The dispute traces back to a lawsuit in which the president of the United States sued the United States over the leak of his tax returns. Last week, he settled with the federal government. Now lawmakers are trying to stop the Justice Department from giving Trump $1.776 billion in taxpayer money, a figure that has turned an already unusual case into something far larger than a private compensation claim.
Fitzpatrick, who like Suozzi is a member of the Problem Solvers Caucus, framed the issue as one of constitutional power. “The executive branch does not have any money in their own right,” he said, arguing that every dollar must be appropriated by Congress. Suozzi, speaking from his own experience on January 6, said the administration’s rationale becomes hard to defend when the possible beneficiaries include people prosecuted for attacking the Capitol. He said Daniel Rodriguez took a taser and stuck it in a police officer’s neck, leaving the officer with a heart attack and traumatic brain injury, and that Rodriguez was later sentenced to 12 years in prison before Trump pardoned him along with hundreds of others.
The White House has said it is not necessarily giving money to January 6 rioters, but it has also said it is not ruling out that possibility. Suozzi said that leaves the plan dangerously open-ended. “It’s absurd that they could now try and apply to the federal government for money,” he said.

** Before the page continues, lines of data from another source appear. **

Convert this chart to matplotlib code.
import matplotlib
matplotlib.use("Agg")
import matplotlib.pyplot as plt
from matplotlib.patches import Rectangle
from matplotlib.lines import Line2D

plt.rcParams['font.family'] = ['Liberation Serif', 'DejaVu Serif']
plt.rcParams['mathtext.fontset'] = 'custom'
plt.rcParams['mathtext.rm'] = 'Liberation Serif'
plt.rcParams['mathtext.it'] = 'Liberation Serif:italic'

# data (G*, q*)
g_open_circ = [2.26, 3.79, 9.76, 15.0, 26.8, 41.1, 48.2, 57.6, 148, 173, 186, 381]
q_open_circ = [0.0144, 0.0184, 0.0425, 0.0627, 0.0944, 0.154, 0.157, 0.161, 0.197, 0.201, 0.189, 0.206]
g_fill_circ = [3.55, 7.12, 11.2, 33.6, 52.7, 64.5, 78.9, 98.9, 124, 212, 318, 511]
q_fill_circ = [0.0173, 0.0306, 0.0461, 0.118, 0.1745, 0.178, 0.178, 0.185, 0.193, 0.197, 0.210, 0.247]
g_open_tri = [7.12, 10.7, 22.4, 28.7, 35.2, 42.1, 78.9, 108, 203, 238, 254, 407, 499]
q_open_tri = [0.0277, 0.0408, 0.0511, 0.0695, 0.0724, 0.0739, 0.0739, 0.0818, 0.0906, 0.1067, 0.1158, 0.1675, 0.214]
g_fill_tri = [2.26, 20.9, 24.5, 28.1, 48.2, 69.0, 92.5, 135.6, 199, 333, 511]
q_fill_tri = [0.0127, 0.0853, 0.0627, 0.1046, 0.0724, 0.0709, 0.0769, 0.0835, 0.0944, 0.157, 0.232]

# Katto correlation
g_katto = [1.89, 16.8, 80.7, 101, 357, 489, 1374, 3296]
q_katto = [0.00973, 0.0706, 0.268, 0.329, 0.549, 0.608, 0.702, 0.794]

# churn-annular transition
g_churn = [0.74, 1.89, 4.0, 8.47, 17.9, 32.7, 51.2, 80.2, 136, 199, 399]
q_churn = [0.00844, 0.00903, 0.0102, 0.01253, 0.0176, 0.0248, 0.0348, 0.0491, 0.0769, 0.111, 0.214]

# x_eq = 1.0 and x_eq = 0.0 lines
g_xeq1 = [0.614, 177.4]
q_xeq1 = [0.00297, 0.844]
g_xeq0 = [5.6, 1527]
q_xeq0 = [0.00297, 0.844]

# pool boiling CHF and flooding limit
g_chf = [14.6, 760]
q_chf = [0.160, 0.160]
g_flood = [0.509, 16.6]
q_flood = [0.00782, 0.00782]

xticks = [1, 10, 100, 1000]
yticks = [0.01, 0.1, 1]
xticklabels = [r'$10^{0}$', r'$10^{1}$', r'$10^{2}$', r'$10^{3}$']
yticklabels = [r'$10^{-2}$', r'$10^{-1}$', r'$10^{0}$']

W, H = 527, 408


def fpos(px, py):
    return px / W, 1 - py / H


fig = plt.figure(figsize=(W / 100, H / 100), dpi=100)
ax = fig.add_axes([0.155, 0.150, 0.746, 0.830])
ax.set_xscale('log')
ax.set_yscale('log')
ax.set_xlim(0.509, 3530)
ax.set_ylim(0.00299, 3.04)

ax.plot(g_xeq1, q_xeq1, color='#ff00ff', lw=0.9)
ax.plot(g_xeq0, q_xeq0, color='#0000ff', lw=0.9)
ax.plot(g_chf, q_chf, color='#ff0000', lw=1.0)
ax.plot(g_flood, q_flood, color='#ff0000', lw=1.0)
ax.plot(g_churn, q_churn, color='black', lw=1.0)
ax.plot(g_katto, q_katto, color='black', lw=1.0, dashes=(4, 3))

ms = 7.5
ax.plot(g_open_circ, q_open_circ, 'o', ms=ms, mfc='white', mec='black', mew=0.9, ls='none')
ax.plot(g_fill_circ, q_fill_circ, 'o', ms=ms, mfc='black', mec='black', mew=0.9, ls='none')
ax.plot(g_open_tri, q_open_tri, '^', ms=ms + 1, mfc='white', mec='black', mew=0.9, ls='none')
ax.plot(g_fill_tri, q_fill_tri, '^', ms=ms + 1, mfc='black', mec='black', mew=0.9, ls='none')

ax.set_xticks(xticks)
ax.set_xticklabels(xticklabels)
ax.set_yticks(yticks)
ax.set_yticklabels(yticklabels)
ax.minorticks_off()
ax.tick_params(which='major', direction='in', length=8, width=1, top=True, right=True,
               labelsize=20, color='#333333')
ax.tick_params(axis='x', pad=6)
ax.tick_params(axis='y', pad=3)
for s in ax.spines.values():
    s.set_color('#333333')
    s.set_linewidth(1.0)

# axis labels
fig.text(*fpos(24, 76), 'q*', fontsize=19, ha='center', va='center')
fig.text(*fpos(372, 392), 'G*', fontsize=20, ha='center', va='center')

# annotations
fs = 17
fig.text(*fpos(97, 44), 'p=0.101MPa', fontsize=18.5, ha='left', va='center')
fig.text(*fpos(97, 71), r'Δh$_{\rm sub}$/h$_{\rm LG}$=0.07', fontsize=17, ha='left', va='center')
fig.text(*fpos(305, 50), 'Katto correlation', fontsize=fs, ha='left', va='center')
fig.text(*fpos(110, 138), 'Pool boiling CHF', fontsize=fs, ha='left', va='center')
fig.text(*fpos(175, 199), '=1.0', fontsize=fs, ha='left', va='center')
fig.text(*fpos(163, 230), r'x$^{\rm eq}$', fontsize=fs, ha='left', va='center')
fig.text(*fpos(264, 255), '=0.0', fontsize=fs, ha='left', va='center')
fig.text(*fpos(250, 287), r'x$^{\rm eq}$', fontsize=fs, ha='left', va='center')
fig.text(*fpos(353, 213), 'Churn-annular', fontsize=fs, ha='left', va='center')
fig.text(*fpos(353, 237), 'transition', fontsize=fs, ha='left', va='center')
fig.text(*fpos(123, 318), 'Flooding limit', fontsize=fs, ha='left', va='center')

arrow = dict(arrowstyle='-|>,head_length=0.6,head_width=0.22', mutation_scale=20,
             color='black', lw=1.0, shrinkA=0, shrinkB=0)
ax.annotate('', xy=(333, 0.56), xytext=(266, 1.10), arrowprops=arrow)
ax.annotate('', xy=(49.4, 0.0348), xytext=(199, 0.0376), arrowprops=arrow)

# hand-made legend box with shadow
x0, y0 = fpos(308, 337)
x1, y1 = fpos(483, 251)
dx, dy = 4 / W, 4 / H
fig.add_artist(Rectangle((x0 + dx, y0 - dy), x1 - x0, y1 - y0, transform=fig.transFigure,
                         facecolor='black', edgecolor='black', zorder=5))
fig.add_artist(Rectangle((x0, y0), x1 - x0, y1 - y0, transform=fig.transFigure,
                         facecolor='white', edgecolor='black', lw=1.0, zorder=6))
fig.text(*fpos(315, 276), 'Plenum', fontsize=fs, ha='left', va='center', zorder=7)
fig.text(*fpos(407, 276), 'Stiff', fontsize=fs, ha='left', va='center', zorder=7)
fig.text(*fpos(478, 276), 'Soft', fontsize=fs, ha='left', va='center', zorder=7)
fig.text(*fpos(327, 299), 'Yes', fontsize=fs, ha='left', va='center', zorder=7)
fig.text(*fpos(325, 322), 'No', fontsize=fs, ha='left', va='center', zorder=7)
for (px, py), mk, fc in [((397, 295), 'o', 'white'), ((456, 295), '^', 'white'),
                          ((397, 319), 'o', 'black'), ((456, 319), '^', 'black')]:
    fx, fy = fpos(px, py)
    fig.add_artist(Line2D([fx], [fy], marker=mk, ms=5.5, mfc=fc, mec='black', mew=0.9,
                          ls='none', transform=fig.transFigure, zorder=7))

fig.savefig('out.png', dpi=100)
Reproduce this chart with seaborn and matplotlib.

That is the core of the fight now: a settlement born from a tax-return leak case has become a test of whether a judge, Congress, and the administration can be pulled into the same dispute over who gets paid, who decides, and whether the federal treasury can be used to reward people the White House says were targeted. The answer, at least for now, is that lawmakers of both parties are trying to shut it down before the first check is written.